╭─ Provided information
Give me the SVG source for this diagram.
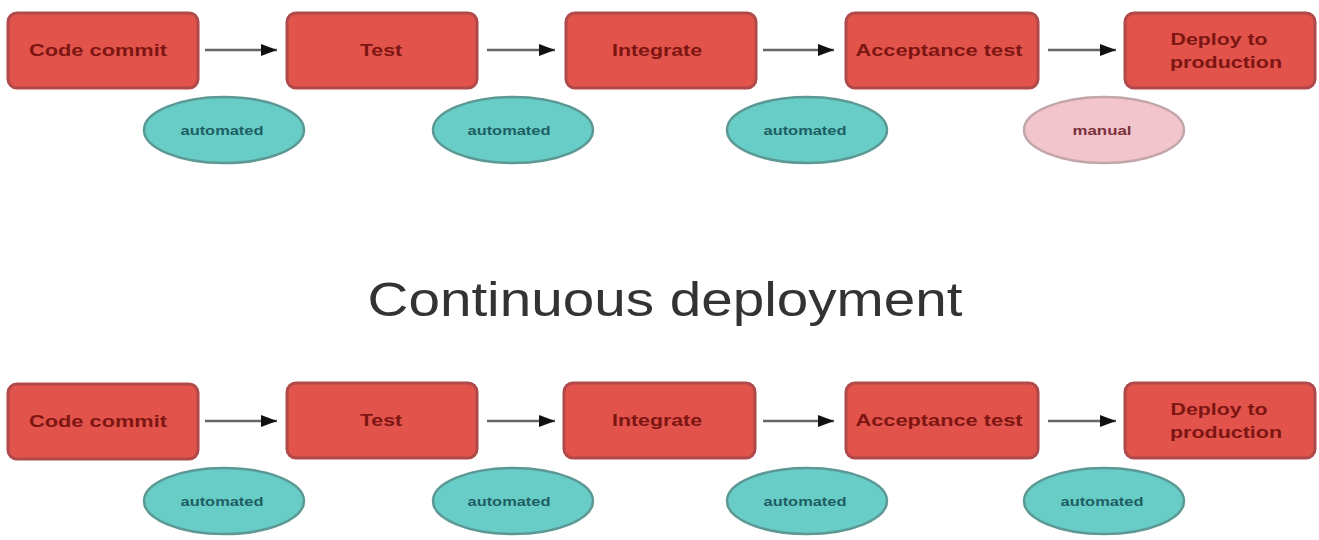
<svg xmlns="http://www.w3.org/2000/svg" width="1319" height="540" viewBox="0 0 1319 540">
<style>
.box{fill:#e2534b;stroke:#b04a4a;stroke-width:3}
.bt{font-family:"Liberation Sans",Arial,sans-serif;font-weight:bold;font-size:17px;fill:#7d1512;text-anchor:middle}
.auto{fill:#68cdc7;stroke:#5c9894;stroke-width:2.5}
.man{fill:#f2c5cd;stroke:#c2a6aa;stroke-width:2.5}
.et{font-family:"Liberation Sans",Arial,sans-serif;font-weight:bold;font-size:13px;fill:#1d5e62;text-anchor:middle}
.mt{font-family:"Liberation Sans",Arial,sans-serif;font-weight:bold;font-size:13px;fill:#7a2f3a;text-anchor:middle}
.ln{stroke:#666;stroke-width:2.5;fill:none}
.title{font-family:"Liberation Sans",Arial,sans-serif;font-size:48px;fill:#333;text-anchor:middle}
</style>
<defs>
<marker id="ah" markerWidth="16" markerHeight="12" refX="16" refY="6" orient="auto" markerUnits="userSpaceOnUse" viewBox="0 0 16 12">
<path d="M0,0 L16,6 L0,12 z" fill="#111"/>
</marker>
</defs>
<rect width="1319" height="540" fill="#fff"/>
<g id="connectors">
<line class="ln" x1="205" y1="50" x2="277" y2="50" marker-end="url(#ah)"/>
<line class="ln" x1="487" y1="50" x2="555" y2="50" marker-end="url(#ah)"/>
<line class="ln" x1="763" y1="50" x2="834" y2="50" marker-end="url(#ah)"/>
<line class="ln" x1="1048" y1="50" x2="1116" y2="50" marker-end="url(#ah)"/>
<line class="ln" x1="205" y1="421" x2="277" y2="421" marker-end="url(#ah)"/>
<line class="ln" x1="487" y1="421" x2="555" y2="421" marker-end="url(#ah)"/>
<line class="ln" x1="763" y1="421" x2="834" y2="421" marker-end="url(#ah)"/>
<line class="ln" x1="1048" y1="421" x2="1116" y2="421" marker-end="url(#ah)"/>
</g>
<g id="t-code"><rect class="box" x="8" y="13" width="190" height="75" rx="9"/><text class="bt" x="98" y="56" textLength="138" lengthAdjust="spacingAndGlyphs">Code commit</text></g>
<g id="t-test"><rect class="box" x="287" y="13" width="190" height="75" rx="9"/><text class="bt" x="381" y="56" textLength="42" lengthAdjust="spacingAndGlyphs">Test</text></g>
<g id="t-integrate"><rect class="box" x="566" y="13" width="190" height="75" rx="9"/><text class="bt" x="657" y="56" textLength="90" lengthAdjust="spacingAndGlyphs">Integrate</text></g>
<g id="t-accept"><rect class="box" x="846" y="13" width="192" height="75" rx="9"/><text class="bt" x="939" y="56" textLength="167" lengthAdjust="spacingAndGlyphs">Acceptance test</text></g>
<g id="t-deploy"><rect class="box" x="1125" y="13" width="190" height="75" rx="9"/><text class="bt" x="1219" y="45" textLength="97" lengthAdjust="spacingAndGlyphs">Deploy to</text><text class="bt" x="1226" y="68" textLength="112" lengthAdjust="spacingAndGlyphs">production</text></g>
<g id="t-e1"><ellipse class="auto" cx="224" cy="130" rx="80" ry="33"/><text class="et" x="222" y="135" textLength="83" lengthAdjust="spacingAndGlyphs">automated</text></g>
<g id="t-e2"><ellipse class="auto" cx="513" cy="130" rx="80" ry="33"/><text class="et" x="509" y="135" textLength="83" lengthAdjust="spacingAndGlyphs">automated</text></g>
<g id="t-e3"><ellipse class="auto" cx="807" cy="130" rx="80" ry="33"/><text class="et" x="805" y="135" textLength="83" lengthAdjust="spacingAndGlyphs">automated</text></g>
<g id="t-e4"><ellipse class="man" cx="1104" cy="130" rx="80" ry="33"/><text class="mt" x="1102" y="135" textLength="59" lengthAdjust="spacingAndGlyphs">manual</text></g>
<g id="title"><text class="title" x="665" y="316" textLength="595" lengthAdjust="spacingAndGlyphs">Continuous deployment</text></g>
<g id="b-code"><rect class="box" x="8" y="384" width="190" height="75" rx="9"/><text class="bt" x="98" y="427" textLength="138" lengthAdjust="spacingAndGlyphs">Code commit</text></g>
<g id="b-test"><rect class="box" x="287" y="383" width="190" height="75" rx="9"/><text class="bt" x="381" y="426" textLength="42" lengthAdjust="spacingAndGlyphs">Test</text></g>
<g id="b-integrate"><rect class="box" x="564" y="383" width="191" height="75" rx="9"/><text class="bt" x="657" y="426" textLength="90" lengthAdjust="spacingAndGlyphs">Integrate</text></g>
<g id="b-accept"><rect class="box" x="846" y="383" width="192" height="75" rx="9"/><text class="bt" x="939" y="426" textLength="167" lengthAdjust="spacingAndGlyphs">Acceptance test</text></g>
<g id="b-deploy"><rect class="box" x="1125" y="383" width="190" height="75" rx="9"/><text class="bt" x="1219" y="415" textLength="97" lengthAdjust="spacingAndGlyphs">Deploy to</text><text class="bt" x="1226" y="438" textLength="112" lengthAdjust="spacingAndGlyphs">production</text></g>
<g id="b-e1"><ellipse class="auto" cx="224" cy="501" rx="80" ry="33"/><text class="et" x="222" y="506" textLength="83" lengthAdjust="spacingAndGlyphs">automated</text></g>
<g id="b-e2"><ellipse class="auto" cx="513" cy="501" rx="80" ry="33"/><text class="et" x="509" y="506" textLength="83" lengthAdjust="spacingAndGlyphs">automated</text></g>
<g id="b-e3"><ellipse class="auto" cx="807" cy="501" rx="80" ry="33"/><text class="et" x="805" y="506" textLength="83" lengthAdjust="spacingAndGlyphs">automated</text></g>
<g id="b-e4"><ellipse class="auto" cx="1104" cy="501" rx="80" ry="33"/><text class="et" x="1102" y="506" textLength="83" lengthAdjust="spacingAndGlyphs">automated</text></g>
</svg>
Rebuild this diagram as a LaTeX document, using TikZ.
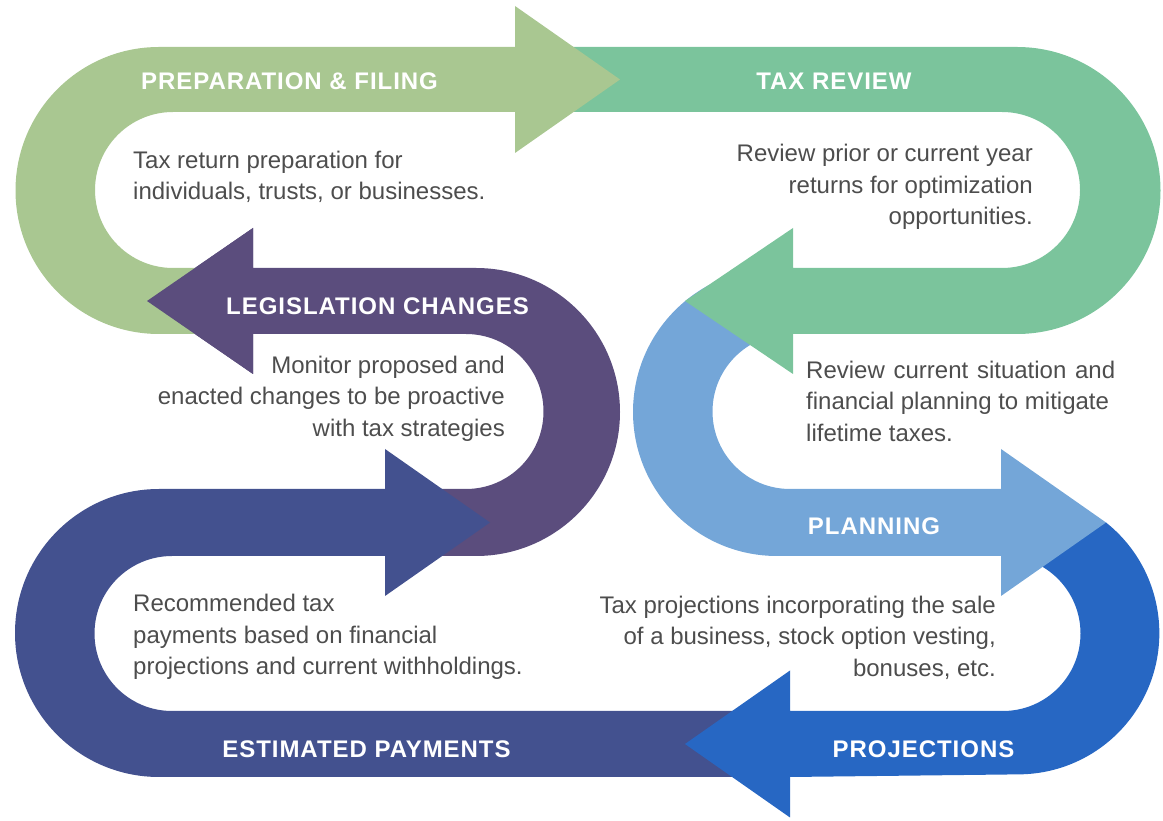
\documentclass[tikz,border=0pt]{standalone}
\usepackage{fontspec}
\setmainfont{Liberation Sans}
\newfontfamily\headfont[LetterSpace=4]{Liberation Sans}
\usepackage{tikz}
\usetikzlibrary{positioning}

\definecolor{prepgreen}{HTML}{A9C791}
\definecolor{reviewgreen}{HTML}{7BC49C}
\definecolor{planblue}{HTML}{74A6D8}
\definecolor{projblue}{HTML}{2767C3}
\definecolor{payblue}{HTML}{43518F}
\definecolor{legpurple}{HTML}{5B4D7D}
\definecolor{notegray}{HTML}{4D4D4D}

\begin{document}
\begin{tikzpicture}[x=1pt, y=1pt]
        \tikzstyle{title}=[text=white, inner sep=0pt, font=\headfont\bfseries\fontsize{24}{28}\selectfont]
        \tikzstyle{note}=[text=notegray, inner sep=0pt, font=\fontsize{24}{31.7}\selectfont]

        \useasboundingbox (0,0) rectangle (1163,820);

        % the bands, each one drawn under the head of the one before it
        \fill[legpurple] (420,264) -- (476,264) arc[start angle=-90, end angle=90, radius=144]
            -- (253,552) -- (253,592) -- (147,519) -- (253,446) -- (253,486)
            -- (466,486) arc[start angle=90, end angle=-90, radius=77.5] -- (420,331) -- cycle;
        \fill[payblue] (760,109) -- (172,109) arc[start angle=270, end angle=90, radius=77.5]
            -- (385,264) -- (385,224) -- (490,297.5) -- (385,371) -- (385,331)
            -- (159,331) arc[start angle=90, end angle=270, radius=144] -- (760,43) -- cycle;
        \fill[projblue] (1010,297.5) -- (1106,297.5) arc[start angle=51.5, end angle=-90, radius=141.3]
            -- (790,43) -- (790,2.5) -- (685,76) -- (790,149.5) -- (790,109)
            -- (1003,109) arc[start angle=-90, end angle=90, radius=77.5] -- (1010,264) -- cycle;
        \fill[planblue] (760,552) -- (777,552) arc[start angle=90, end angle=270, radius=144]
            -- (1001,264) -- (1001,224) -- (1106,297.5) -- (1001,371) -- (1001,331)
            -- (790,331) arc[start angle=270, end angle=90, radius=77.5] -- (760,486) -- cycle;
        \fill[reviewgreen] (540,773) -- (1017,773) arc[start angle=90, end angle=-90, radius=143.5]
            -- (793,486) -- (793,446) -- (685,519) -- (793,592) -- (793,552)
            -- (1002,552) arc[start angle=-90, end angle=90, radius=78] -- (540,708) -- cycle;
        \fill[prepgreen] (240,486) -- (159,486) arc[start angle=270, end angle=90, radius=143.5]
            -- (515,773) -- (515,814) -- (620,740.5) -- (515,667) -- (515,708)
            -- (173,708) arc[start angle=90, end angle=270, radius=78] -- (240,552) -- cycle;
        \fill[legpurple] (253,592) -- (147,519) -- (253,446) -- cycle;

        \node[title] (prep)   at (289.5,738.5) {PREPARATION \& FILING};
        \node[title] (review) at (834,738.5)   {TAX REVIEW};
        \node[title] (leg)    at (377.5,514)   {LEGISLATION CHANGES};
        \node[title] (plan)   at (874,294)     {PLANNING};
        \node[title] (pay)    at (366.5,71)    {ESTIMATED PAYMENTS};
        \node[title] (proj)   at (923.5,71)    {PROJECTIONS};

        % notes sit on the baseline of their last line
        \node[note, anchor=base west, align=left]  (prepnote)   at (133,620)
            {Tax return preparation for\\individuals, trusts, or businesses.};
        \node[note, anchor=base east, align=right] (reviewnote) at (1033,595)
            {Review prior or current year\\returns for optimization\\opportunities.};
        \node[note, anchor=base east, align=right] (legnote)    at (505,383.5)
            {Monitor proposed and\\enacted changes to be proactive\\with tax strategies};
        \node[note, anchor=base west, align=left]  (plannote)   at (806,378.5)
            {\makebox[309pt][s]{Review current situation and}\\financial planning to mitigate\\lifetime taxes.};
        \node[note, anchor=base east, align=right] (projnote)   at (996,143.5)
            {Tax projections incorporating the sale\\of a business, stock option vesting,\\bonuses, etc.};
        \node[note, anchor=base west, align=left]  (paynote)    at (133,145)
            {Recommended tax\\payments based on financial\\projections and current withholdings.};
    \end{tikzpicture}
\end{document}
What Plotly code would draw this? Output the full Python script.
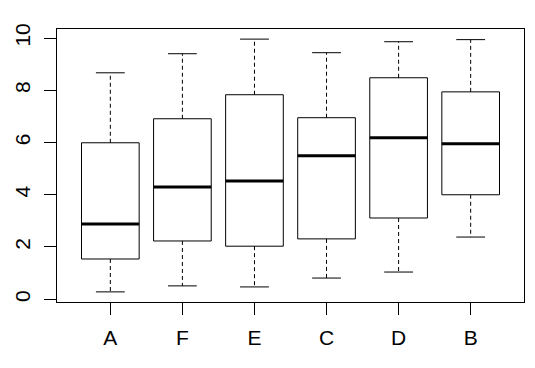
import plotly.graph_objects as go

categories = ["A", "F", "E", "C", "D", "B"]
lower_whisker = [0.28, 0.51, 0.47, 0.81, 1.04, 2.38]
q1 = [1.54, 2.23, 2.03, 2.31, 3.11, 4.00]
median = [2.88, 4.30, 4.53, 5.49, 6.18, 5.95]
q3 = [5.99, 6.91, 7.83, 6.95, 8.48, 7.94]
upper_whisker = [8.67, 9.40, 9.96, 9.44, 9.86, 9.94]
y_ticks = [0, 2, 4, 6, 8, 10]

positions = list(range(1, len(categories) + 1))
box_half = 0.4
cap_half = 0.2

fig = go.Figure()
for i, x in enumerate(positions):
    # dashed whiskers
    fig.add_trace(go.Scatter(
        x=[x, x, None, x, x],
        y=[q3[i], upper_whisker[i], None, q1[i], lower_whisker[i]],
        mode="lines", line=dict(color="black", width=1, dash="4px,3px"),
        hoverinfo="skip", showlegend=False))
    # caps
    fig.add_trace(go.Scatter(
        x=[x - cap_half, x + cap_half, None, x - cap_half, x + cap_half],
        y=[upper_whisker[i], upper_whisker[i], None, lower_whisker[i], lower_whisker[i]],
        mode="lines", line=dict(color="black", width=1),
        hoverinfo="skip", showlegend=False))
    # box
    fig.add_trace(go.Scatter(
        x=[x - box_half, x + box_half, x + box_half, x - box_half, x - box_half],
        y=[q1[i], q1[i], q3[i], q3[i], q1[i]],
        mode="lines", line=dict(color="black", width=1),
        hoverinfo="skip", showlegend=False))
    # median
    fig.add_trace(go.Scatter(
        x=[x - box_half, x + box_half],
        y=[median[i], median[i]],
        mode="lines", line=dict(color="black", width=3),
        hoverinfo="skip", showlegend=False))

data_min = min(lower_whisker)
data_max = max(upper_whisker)
pad = 0.04 * (data_max - data_min)
xpad = 0.04 * (len(categories))

tick_font = dict(family="Liberation Sans, Arial, sans-serif", size=21, color="black")

fig.update_layout(
    width=535, height=368,
    margin=dict(l=57, r=11, t=29, b=66, autoexpand=False),
    paper_bgcolor="white", plot_bgcolor="white",
    font=tick_font,
    xaxis=dict(
        range=[0.5 - xpad, len(categories) + 0.5 + xpad],
        tickvals=positions, ticktext=categories,
        showgrid=False, zeroline=False, automargin=False,
        showline=True, mirror=True, linecolor="black", linewidth=1,
        ticks="outside", ticklen=12, tickcolor="black", tickwidth=1,
        ticklabelstandoff=5, tickfont=tick_font,
    ),
    yaxis=dict(
        range=[data_min - pad, data_max + pad],
        tickvals=y_ticks, ticktext=[str(t) for t in y_ticks],
        tickangle=-90,
        showgrid=False, zeroline=False, automargin=False,
        showline=True, mirror=True, linecolor="black", linewidth=1,
        ticks="outside", ticklen=12, tickcolor="black", tickwidth=1,
        ticklabelstandoff=6, tickfont=tick_font,
    ),
)

fig.write_html("out.html", config={"displayModeBar": False},
               post_script="document.body.style.margin='0';")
╰─
> _Set problem_
Make an exact copy of the lines from the one with "Rebuild this diagram" through the one with "(0,0) rectangle (1163,820);", both ends in, and nothing else. Drop every picture.

> _Task output_
Rebuild this diagram as a LaTeX document, using TikZ.
\documentclass[tikz,border=0pt]{standalone}
\usepackage{fontspec}
\setmainfont{Liberation Sans}
\newfontfamily\headfont[LetterSpace=4]{Liberation Sans}
\usepackage{tikz}
\usetikzlibrary{positioning}

\definecolor{prepgreen}{HTML}{A9C791}
\definecolor{reviewgreen}{HTML}{7BC49C}
\definecolor{planblue}{HTML}{74A6D8}
\definecolor{projblue}{HTML}{2767C3}
\definecolor{payblue}{HTML}{43518F}
\definecolor{legpurple}{HTML}{5B4D7D}
\definecolor{notegray}{HTML}{4D4D4D}

\begin{document}
\begin{tikzpicture}[x=1pt, y=1pt]
        \tikzstyle{title}=[text=white, inner sep=0pt, font=\headfont\bfseries\fontsize{24}{28}\selectfont]
        \tikzstyle{note}=[text=notegray, inner sep=0pt, font=\fontsize{24}{31.7}\selectfont]

        \useasboundingbox (0,0) rectangle (1163,820);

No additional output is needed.